• What the task asks:
Reproduce the listing below word for word, with no pictures.

• Data shown:
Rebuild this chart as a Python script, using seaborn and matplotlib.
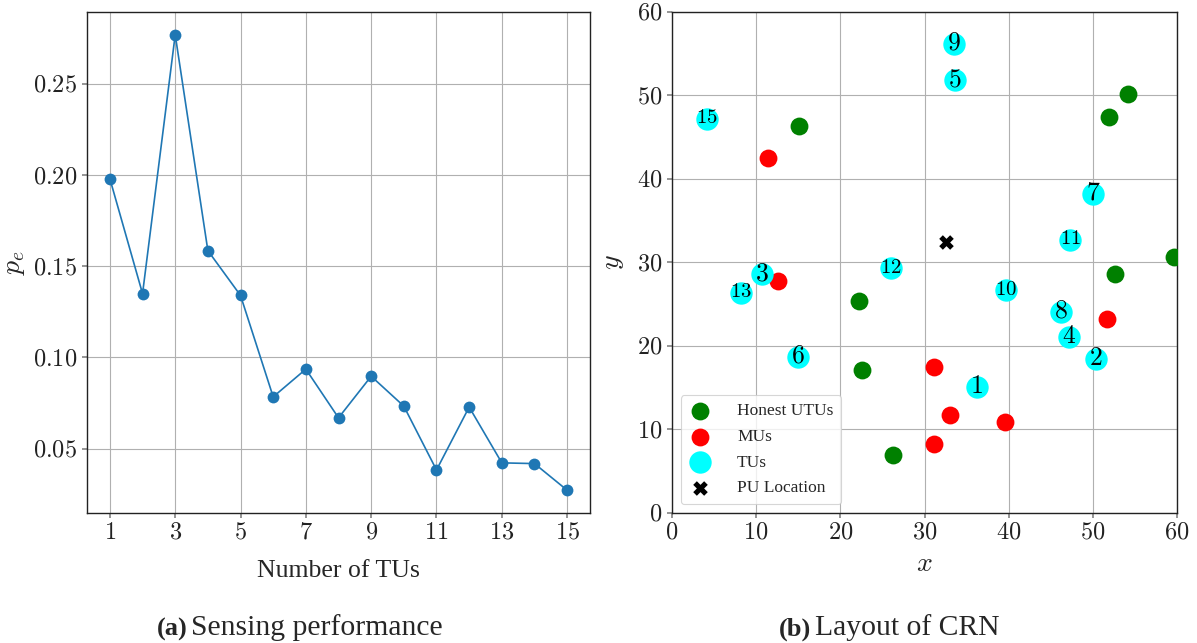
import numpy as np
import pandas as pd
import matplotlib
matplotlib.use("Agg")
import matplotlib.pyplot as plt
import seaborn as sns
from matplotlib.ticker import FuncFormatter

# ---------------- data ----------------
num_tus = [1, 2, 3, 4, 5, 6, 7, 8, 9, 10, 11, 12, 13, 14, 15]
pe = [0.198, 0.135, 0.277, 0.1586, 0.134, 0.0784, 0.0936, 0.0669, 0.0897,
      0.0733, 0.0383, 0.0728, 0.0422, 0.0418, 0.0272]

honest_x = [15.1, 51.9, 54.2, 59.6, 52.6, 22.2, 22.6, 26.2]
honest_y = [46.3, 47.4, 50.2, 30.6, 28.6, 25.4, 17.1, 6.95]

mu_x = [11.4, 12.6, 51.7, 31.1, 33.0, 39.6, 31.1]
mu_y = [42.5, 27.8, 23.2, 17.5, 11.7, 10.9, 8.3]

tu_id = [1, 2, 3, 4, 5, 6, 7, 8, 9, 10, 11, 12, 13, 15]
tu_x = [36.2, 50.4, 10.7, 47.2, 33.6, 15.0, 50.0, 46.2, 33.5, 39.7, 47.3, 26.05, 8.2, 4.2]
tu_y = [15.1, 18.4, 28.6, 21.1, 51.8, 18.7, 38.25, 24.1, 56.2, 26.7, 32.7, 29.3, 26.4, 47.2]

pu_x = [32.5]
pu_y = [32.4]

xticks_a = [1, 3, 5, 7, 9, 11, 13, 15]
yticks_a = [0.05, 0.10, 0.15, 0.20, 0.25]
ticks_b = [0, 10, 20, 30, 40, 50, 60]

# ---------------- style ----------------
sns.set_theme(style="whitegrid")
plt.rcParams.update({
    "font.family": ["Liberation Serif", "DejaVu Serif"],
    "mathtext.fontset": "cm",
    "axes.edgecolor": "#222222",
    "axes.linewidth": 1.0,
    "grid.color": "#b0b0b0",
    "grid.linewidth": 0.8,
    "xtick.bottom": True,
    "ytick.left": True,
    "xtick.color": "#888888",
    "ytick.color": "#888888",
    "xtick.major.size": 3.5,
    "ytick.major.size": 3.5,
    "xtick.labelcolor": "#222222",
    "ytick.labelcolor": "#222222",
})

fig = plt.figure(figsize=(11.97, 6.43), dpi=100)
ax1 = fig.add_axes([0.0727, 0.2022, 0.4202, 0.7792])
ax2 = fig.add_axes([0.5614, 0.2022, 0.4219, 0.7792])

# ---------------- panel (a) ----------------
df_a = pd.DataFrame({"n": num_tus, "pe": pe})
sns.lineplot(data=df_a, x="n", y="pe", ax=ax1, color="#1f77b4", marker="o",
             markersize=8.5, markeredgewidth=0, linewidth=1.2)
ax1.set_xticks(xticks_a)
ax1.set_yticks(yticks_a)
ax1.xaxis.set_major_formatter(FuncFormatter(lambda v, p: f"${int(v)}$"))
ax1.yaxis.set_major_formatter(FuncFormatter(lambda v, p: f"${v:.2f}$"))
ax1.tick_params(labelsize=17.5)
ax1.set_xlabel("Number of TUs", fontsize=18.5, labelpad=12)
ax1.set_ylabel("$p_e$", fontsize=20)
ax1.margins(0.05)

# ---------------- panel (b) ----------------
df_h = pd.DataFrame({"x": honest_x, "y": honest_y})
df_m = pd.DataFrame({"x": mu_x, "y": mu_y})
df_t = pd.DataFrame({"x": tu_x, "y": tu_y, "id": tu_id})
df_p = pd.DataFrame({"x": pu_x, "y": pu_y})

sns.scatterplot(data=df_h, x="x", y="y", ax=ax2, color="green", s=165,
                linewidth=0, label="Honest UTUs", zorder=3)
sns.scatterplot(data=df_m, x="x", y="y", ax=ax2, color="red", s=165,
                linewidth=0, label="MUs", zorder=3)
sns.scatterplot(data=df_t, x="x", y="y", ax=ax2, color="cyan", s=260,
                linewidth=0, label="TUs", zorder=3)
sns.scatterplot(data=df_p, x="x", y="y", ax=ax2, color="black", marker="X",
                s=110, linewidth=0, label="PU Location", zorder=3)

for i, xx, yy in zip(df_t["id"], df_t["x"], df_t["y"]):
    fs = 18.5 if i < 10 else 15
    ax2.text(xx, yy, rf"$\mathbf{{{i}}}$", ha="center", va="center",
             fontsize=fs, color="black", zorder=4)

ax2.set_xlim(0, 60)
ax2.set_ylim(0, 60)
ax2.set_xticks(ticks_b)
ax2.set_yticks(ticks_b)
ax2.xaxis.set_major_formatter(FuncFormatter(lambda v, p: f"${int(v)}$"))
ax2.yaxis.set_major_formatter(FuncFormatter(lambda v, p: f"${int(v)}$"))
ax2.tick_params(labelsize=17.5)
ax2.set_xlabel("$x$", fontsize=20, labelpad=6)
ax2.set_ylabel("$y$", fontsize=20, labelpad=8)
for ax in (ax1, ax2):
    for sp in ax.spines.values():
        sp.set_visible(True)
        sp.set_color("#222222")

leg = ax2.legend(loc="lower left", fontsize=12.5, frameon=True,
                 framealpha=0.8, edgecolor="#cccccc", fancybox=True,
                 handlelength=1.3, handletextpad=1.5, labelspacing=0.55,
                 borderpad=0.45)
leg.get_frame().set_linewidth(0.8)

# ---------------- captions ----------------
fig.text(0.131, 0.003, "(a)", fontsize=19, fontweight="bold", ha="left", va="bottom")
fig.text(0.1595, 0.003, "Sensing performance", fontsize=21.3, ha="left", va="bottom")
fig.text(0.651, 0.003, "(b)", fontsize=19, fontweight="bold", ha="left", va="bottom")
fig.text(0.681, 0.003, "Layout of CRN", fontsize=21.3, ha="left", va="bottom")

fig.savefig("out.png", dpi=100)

• Response for this exercise:
Rebuild this chart as a Python script, using seaborn and matplotlib.
import numpy as np
import pandas as pd
import matplotlib
matplotlib.use("Agg")
import matplotlib.pyplot as plt
import seaborn as sns
from matplotlib.ticker import FuncFormatter

# ---------------- data ----------------
num_tus = [1, 2, 3, 4, 5, 6, 7, 8, 9, 10, 11, 12, 13, 14, 15]
pe = [0.198, 0.135, 0.277, 0.1586, 0.134, 0.0784, 0.0936, 0.0669, 0.0897,
      0.0733, 0.0383, 0.0728, 0.0422, 0.0418, 0.0272]

honest_x = [15.1, 51.9, 54.2, 59.6, 52.6, 22.2, 22.6, 26.2]
honest_y = [46.3, 47.4, 50.2, 30.6, 28.6, 25.4, 17.1, 6.95]

mu_x = [11.4, 12.6, 51.7, 31.1, 33.0, 39.6, 31.1]
mu_y = [42.5, 27.8, 23.2, 17.5, 11.7, 10.9, 8.3]

tu_id = [1, 2, 3, 4, 5, 6, 7, 8, 9, 10, 11, 12, 13, 15]
tu_x = [36.2, 50.4, 10.7, 47.2, 33.6, 15.0, 50.0, 46.2, 33.5, 39.7, 47.3, 26.05, 8.2, 4.2]
tu_y = [15.1, 18.4, 28.6, 21.1, 51.8, 18.7, 38.25, 24.1, 56.2, 26.7, 32.7, 29.3, 26.4, 47.2]

pu_x = [32.5]
pu_y = [32.4]

xticks_a = [1, 3, 5, 7, 9, 11, 13, 15]
yticks_a = [0.05, 0.10, 0.15, 0.20, 0.25]
ticks_b = [0, 10, 20, 30, 40, 50, 60]

# ---------------- style ----------------
sns.set_theme(style="whitegrid")
plt.rcParams.update({
    "font.family": ["Liberation Serif", "DejaVu Serif"],
    "mathtext.fontset": "cm",
    "axes.edgecolor": "#222222",
    "axes.linewidth": 1.0,
    "grid.color": "#b0b0b0",
    "grid.linewidth": 0.8,
    "xtick.bottom": True,
    "ytick.left": True,
    "xtick.color": "#888888",
    "ytick.color": "#888888",
    "xtick.major.size": 3.5,
    "ytick.major.size": 3.5,
    "xtick.labelcolor": "#222222",
    "ytick.labelcolor": "#222222",
})

fig = plt.figure(figsize=(11.97, 6.43), dpi=100)
ax1 = fig.add_axes([0.0727, 0.2022, 0.4202, 0.7792])
ax2 = fig.add_axes([0.5614, 0.2022, 0.4219, 0.7792])

# ---------------- panel (a) ----------------
df_a = pd.DataFrame({"n": num_tus, "pe": pe})
sns.lineplot(data=df_a, x="n", y="pe", ax=ax1, color="#1f77b4", marker="o",
             markersize=8.5, markeredgewidth=0, linewidth=1.2)
ax1.set_xticks(xticks_a)
ax1.set_yticks(yticks_a)
ax1.xaxis.set_major_formatter(FuncFormatter(lambda v, p: f"${int(v)}$"))
ax1.yaxis.set_major_formatter(FuncFormatter(lambda v, p: f"${v:.2f}$"))
ax1.tick_params(labelsize=17.5)
ax1.set_xlabel("Number of TUs", fontsize=18.5, labelpad=12)
ax1.set_ylabel("$p_e$", fontsize=20)
ax1.margins(0.05)

# ---------------- panel (b) ----------------
df_h = pd.DataFrame({"x": honest_x, "y": honest_y})
df_m = pd.DataFrame({"x": mu_x, "y": mu_y})
df_t = pd.DataFrame({"x": tu_x, "y": tu_y, "id": tu_id})
df_p = pd.DataFrame({"x": pu_x, "y": pu_y})

sns.scatterplot(data=df_h, x="x", y="y", ax=ax2, color="green", s=165,
                linewidth=0, label="Honest UTUs", zorder=3)
sns.scatterplot(data=df_m, x="x", y="y", ax=ax2, color="red", s=165,
                linewidth=0, label="MUs", zorder=3)
sns.scatterplot(data=df_t, x="x", y="y", ax=ax2, color="cyan", s=260,
                linewidth=0, label="TUs", zorder=3)
sns.scatterplot(data=df_p, x="x", y="y", ax=ax2, color="black", marker="X",
                s=110, linewidth=0, label="PU Location", zorder=3)

for i, xx, yy in zip(df_t["id"], df_t["x"], df_t["y"]):
    fs = 18.5 if i < 10 else 15
    ax2.text(xx, yy, rf"$\mathbf{{{i}}}$", ha="center", va="center",
             fontsize=fs, color="black", zorder=4)

ax2.set_xlim(0, 60)
ax2.set_ylim(0, 60)
ax2.set_xticks(ticks_b)
ax2.set_yticks(ticks_b)
ax2.xaxis.set_major_formatter(FuncFormatter(lambda v, p: f"${int(v)}$"))
ax2.yaxis.set_major_formatter(FuncFormatter(lambda v, p: f"${int(v)}$"))
ax2.tick_params(labelsize=17.5)
ax2.set_xlabel("$x$", fontsize=20, labelpad=6)
ax2.set_ylabel("$y$", fontsize=20, labelpad=8)
for ax in (ax1, ax2):
    for sp in ax.spines.values():
        sp.set_visible(True)
        sp.set_color("#222222")

leg = ax2.legend(loc="lower left", fontsize=12.5, frameon=True,
                 framealpha=0.8, edgecolor="#cccccc", fancybox=True,
                 handlelength=1.3, handletextpad=1.5, labelspacing=0.55,
                 borderpad=0.45)
leg.get_frame().set_linewidth(0.8)

# ---------------- captions ----------------
fig.text(0.131, 0.003, "(a)", fontsize=19, fontweight="bold", ha="left", va="bottom")
fig.text(0.1595, 0.003, "Sensing performance", fontsize=21.3, ha="left", va="bottom")
fig.text(0.651, 0.003, "(b)", fontsize=19, fontweight="bold", ha="left", va="bottom")
fig.text(0.681, 0.003, "Layout of CRN", fontsize=21.3, ha="left", va="bottom")

fig.savefig("out.png", dpi=100)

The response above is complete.